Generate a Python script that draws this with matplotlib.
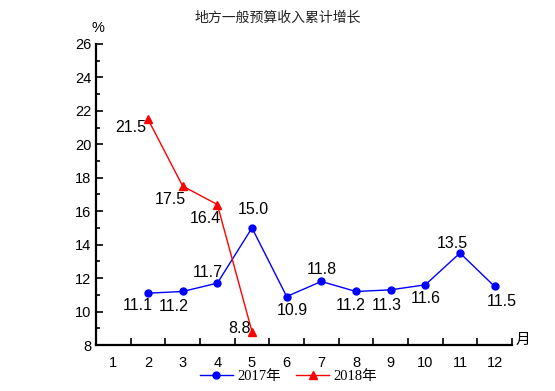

--

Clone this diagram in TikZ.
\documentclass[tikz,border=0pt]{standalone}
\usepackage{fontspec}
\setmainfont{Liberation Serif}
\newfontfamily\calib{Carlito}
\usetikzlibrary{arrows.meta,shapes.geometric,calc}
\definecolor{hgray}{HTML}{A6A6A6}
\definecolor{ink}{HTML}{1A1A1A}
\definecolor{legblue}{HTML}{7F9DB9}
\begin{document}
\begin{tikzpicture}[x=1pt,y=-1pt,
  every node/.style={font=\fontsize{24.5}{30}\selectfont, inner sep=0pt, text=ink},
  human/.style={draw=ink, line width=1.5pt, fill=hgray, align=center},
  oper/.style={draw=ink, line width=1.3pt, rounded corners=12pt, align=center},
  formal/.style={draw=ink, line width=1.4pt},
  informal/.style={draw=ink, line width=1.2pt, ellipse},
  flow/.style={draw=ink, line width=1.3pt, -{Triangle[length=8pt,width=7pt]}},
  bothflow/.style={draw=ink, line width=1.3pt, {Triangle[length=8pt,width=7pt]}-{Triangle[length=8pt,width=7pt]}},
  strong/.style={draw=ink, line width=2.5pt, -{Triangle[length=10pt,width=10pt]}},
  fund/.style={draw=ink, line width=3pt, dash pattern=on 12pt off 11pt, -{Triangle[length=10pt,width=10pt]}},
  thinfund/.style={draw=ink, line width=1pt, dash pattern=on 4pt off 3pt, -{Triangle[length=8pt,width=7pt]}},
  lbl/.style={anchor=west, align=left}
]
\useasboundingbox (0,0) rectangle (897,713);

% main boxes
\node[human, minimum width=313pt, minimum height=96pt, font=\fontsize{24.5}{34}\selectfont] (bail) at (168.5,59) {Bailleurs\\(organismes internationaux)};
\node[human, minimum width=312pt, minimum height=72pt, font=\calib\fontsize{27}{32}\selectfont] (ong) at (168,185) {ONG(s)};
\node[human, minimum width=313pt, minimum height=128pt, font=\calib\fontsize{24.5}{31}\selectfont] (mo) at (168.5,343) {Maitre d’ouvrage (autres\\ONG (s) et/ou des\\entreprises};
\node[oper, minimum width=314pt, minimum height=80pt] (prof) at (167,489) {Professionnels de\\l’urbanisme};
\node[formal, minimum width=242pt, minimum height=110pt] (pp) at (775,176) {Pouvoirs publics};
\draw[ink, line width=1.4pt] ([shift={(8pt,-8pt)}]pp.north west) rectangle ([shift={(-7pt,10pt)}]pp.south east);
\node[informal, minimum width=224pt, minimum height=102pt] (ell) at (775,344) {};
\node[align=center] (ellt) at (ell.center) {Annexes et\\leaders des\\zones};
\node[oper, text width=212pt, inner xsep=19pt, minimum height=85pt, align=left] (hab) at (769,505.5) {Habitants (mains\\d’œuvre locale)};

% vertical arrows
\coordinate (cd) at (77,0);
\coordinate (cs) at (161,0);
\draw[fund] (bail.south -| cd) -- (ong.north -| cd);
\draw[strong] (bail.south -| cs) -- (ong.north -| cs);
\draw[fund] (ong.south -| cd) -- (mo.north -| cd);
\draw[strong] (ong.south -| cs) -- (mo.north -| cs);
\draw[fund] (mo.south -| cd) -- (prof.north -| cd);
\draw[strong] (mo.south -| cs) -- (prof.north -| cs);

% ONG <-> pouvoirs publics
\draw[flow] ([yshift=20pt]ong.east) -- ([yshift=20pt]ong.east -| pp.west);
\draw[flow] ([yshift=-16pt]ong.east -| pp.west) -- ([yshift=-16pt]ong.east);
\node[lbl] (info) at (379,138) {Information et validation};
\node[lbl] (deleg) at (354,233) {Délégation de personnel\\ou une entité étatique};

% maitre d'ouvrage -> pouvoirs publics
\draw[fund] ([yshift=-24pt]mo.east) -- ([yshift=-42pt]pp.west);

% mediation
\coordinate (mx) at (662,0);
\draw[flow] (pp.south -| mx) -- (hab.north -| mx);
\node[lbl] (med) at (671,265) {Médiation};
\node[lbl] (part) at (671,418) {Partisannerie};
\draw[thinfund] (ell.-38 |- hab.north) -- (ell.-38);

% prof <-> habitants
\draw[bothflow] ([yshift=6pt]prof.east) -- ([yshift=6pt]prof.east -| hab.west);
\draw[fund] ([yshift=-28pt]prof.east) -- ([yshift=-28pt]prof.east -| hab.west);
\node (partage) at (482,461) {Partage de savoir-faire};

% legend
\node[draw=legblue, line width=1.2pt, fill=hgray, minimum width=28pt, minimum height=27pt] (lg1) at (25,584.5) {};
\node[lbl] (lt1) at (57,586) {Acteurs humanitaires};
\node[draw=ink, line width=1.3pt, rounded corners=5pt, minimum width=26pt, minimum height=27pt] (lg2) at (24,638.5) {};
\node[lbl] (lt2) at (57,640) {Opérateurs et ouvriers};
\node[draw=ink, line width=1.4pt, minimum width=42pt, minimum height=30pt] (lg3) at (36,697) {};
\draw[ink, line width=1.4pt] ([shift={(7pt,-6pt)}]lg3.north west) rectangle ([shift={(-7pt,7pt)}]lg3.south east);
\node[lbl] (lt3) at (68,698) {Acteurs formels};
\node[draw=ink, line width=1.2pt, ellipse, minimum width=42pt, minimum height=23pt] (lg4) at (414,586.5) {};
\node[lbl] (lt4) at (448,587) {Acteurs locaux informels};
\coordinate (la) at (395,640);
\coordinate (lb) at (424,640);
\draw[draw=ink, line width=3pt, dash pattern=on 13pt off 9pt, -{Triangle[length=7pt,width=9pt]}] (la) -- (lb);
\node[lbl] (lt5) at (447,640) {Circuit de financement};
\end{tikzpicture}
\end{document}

▶ _TASK GOAL_
Start with the line that contains "Clone this diagram in TikZ." and end with the line that contains "(0,0) rectangle (897,713);"; give those lines again exactly, and no others.

▶ _RESULT FOR THIS TASK_
Clone this diagram in TikZ.
\documentclass[tikz,border=0pt]{standalone}
\usepackage{fontspec}
\setmainfont{Liberation Serif}
\newfontfamily\calib{Carlito}
\usetikzlibrary{arrows.meta,shapes.geometric,calc}
\definecolor{hgray}{HTML}{A6A6A6}
\definecolor{ink}{HTML}{1A1A1A}
\definecolor{legblue}{HTML}{7F9DB9}
\begin{document}
\begin{tikzpicture}[x=1pt,y=-1pt,
  every node/.style={font=\fontsize{24.5}{30}\selectfont, inner sep=0pt, text=ink},
  human/.style={draw=ink, line width=1.5pt, fill=hgray, align=center},
  oper/.style={draw=ink, line width=1.3pt, rounded corners=12pt, align=center},
  formal/.style={draw=ink, line width=1.4pt},
  informal/.style={draw=ink, line width=1.2pt, ellipse},
  flow/.style={draw=ink, line width=1.3pt, -{Triangle[length=8pt,width=7pt]}},
  bothflow/.style={draw=ink, line width=1.3pt, {Triangle[length=8pt,width=7pt]}-{Triangle[length=8pt,width=7pt]}},
  strong/.style={draw=ink, line width=2.5pt, -{Triangle[length=10pt,width=10pt]}},
  fund/.style={draw=ink, line width=3pt, dash pattern=on 12pt off 11pt, -{Triangle[length=10pt,width=10pt]}},
  thinfund/.style={draw=ink, line width=1pt, dash pattern=on 4pt off 3pt, -{Triangle[length=8pt,width=7pt]}},
  lbl/.style={anchor=west, align=left}
]
\useasboundingbox (0,0) rectangle (897,713);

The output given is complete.